** Set task **
Repeat the records below exactly, leaving out any pictures.

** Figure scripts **
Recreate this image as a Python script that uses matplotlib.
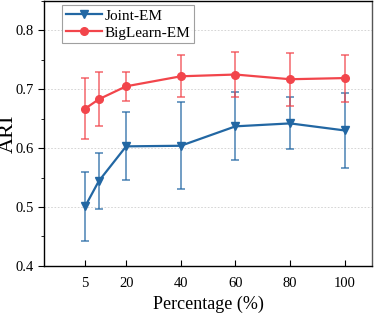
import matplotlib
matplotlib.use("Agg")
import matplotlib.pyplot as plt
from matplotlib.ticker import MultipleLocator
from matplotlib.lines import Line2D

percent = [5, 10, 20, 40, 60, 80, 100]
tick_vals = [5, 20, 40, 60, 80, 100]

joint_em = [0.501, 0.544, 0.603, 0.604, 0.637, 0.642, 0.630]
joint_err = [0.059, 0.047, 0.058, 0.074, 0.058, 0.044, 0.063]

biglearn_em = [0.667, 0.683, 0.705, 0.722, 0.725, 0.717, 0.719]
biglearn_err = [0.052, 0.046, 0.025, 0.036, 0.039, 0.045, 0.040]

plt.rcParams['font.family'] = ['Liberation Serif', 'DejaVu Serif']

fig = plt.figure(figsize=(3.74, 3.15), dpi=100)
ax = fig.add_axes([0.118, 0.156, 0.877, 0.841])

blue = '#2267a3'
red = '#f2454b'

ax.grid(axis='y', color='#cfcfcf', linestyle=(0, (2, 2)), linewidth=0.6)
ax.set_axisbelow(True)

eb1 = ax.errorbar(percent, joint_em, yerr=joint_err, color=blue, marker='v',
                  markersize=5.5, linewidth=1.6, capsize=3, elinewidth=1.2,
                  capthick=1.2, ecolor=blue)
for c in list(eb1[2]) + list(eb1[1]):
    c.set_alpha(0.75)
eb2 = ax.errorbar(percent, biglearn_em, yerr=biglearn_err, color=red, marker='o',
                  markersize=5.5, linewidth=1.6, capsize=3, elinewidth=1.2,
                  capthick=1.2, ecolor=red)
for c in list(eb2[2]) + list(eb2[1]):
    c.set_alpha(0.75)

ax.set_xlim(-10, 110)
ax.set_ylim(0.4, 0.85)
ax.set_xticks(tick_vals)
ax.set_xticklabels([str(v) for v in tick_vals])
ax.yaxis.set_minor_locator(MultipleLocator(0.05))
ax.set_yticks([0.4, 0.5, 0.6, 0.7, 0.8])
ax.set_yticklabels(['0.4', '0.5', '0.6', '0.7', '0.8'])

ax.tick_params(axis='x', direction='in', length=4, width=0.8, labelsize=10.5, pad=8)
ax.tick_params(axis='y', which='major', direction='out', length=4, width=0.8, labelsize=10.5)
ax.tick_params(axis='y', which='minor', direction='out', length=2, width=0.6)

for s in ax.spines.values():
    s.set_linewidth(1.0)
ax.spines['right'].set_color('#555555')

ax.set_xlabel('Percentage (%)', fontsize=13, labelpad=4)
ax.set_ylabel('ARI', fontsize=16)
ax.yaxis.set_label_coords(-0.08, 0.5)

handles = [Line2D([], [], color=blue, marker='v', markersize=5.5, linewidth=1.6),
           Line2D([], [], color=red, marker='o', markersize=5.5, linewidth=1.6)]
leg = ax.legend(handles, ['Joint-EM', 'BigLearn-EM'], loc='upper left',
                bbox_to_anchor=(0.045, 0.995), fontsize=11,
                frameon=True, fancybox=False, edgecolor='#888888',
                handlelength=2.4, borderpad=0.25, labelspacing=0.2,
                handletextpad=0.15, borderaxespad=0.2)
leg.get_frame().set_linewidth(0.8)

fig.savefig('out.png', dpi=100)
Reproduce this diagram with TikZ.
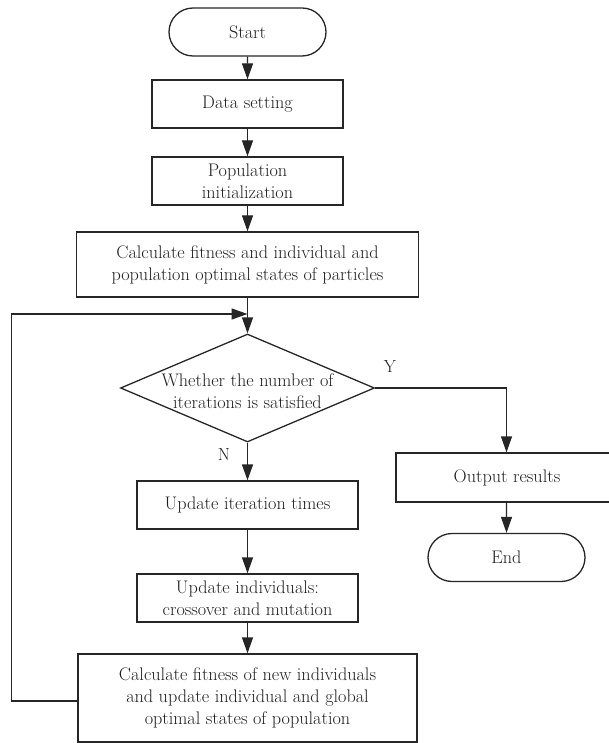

** Solution to this problem **
Recreate this image as a Python script that uses matplotlib.
import matplotlib
matplotlib.use("Agg")
import matplotlib.pyplot as plt
from matplotlib.ticker import MultipleLocator
from matplotlib.lines import Line2D

percent = [5, 10, 20, 40, 60, 80, 100]
tick_vals = [5, 20, 40, 60, 80, 100]

joint_em = [0.501, 0.544, 0.603, 0.604, 0.637, 0.642, 0.630]
joint_err = [0.059, 0.047, 0.058, 0.074, 0.058, 0.044, 0.063]

biglearn_em = [0.667, 0.683, 0.705, 0.722, 0.725, 0.717, 0.719]
biglearn_err = [0.052, 0.046, 0.025, 0.036, 0.039, 0.045, 0.040]

plt.rcParams['font.family'] = ['Liberation Serif', 'DejaVu Serif']

fig = plt.figure(figsize=(3.74, 3.15), dpi=100)
ax = fig.add_axes([0.118, 0.156, 0.877, 0.841])

blue = '#2267a3'
red = '#f2454b'

ax.grid(axis='y', color='#cfcfcf', linestyle=(0, (2, 2)), linewidth=0.6)
ax.set_axisbelow(True)

eb1 = ax.errorbar(percent, joint_em, yerr=joint_err, color=blue, marker='v',
                  markersize=5.5, linewidth=1.6, capsize=3, elinewidth=1.2,
                  capthick=1.2, ecolor=blue)
for c in list(eb1[2]) + list(eb1[1]):
    c.set_alpha(0.75)
eb2 = ax.errorbar(percent, biglearn_em, yerr=biglearn_err, color=red, marker='o',
                  markersize=5.5, linewidth=1.6, capsize=3, elinewidth=1.2,
                  capthick=1.2, ecolor=red)
for c in list(eb2[2]) + list(eb2[1]):
    c.set_alpha(0.75)

ax.set_xlim(-10, 110)
ax.set_ylim(0.4, 0.85)
ax.set_xticks(tick_vals)
ax.set_xticklabels([str(v) for v in tick_vals])
ax.yaxis.set_minor_locator(MultipleLocator(0.05))
ax.set_yticks([0.4, 0.5, 0.6, 0.7, 0.8])
ax.set_yticklabels(['0.4', '0.5', '0.6', '0.7', '0.8'])

ax.tick_params(axis='x', direction='in', length=4, width=0.8, labelsize=10.5, pad=8)
ax.tick_params(axis='y', which='major', direction='out', length=4, width=0.8, labelsize=10.5)
ax.tick_params(axis='y', which='minor', direction='out', length=2, width=0.6)

for s in ax.spines.values():
    s.set_linewidth(1.0)
ax.spines['right'].set_color('#555555')

ax.set_xlabel('Percentage (%)', fontsize=13, labelpad=4)
ax.set_ylabel('ARI', fontsize=16)
ax.yaxis.set_label_coords(-0.08, 0.5)

handles = [Line2D([], [], color=blue, marker='v', markersize=5.5, linewidth=1.6),
           Line2D([], [], color=red, marker='o', markersize=5.5, linewidth=1.6)]
leg = ax.legend(handles, ['Joint-EM', 'BigLearn-EM'], loc='upper left',
                bbox_to_anchor=(0.045, 0.995), fontsize=11,
                frameon=True, fancybox=False, edgecolor='#888888',
                handlelength=2.4, borderpad=0.25, labelspacing=0.2,
                handletextpad=0.15, borderaxespad=0.2)
leg.get_frame().set_linewidth(0.8)

fig.savefig('out.png', dpi=100)
Reproduce this diagram with TikZ.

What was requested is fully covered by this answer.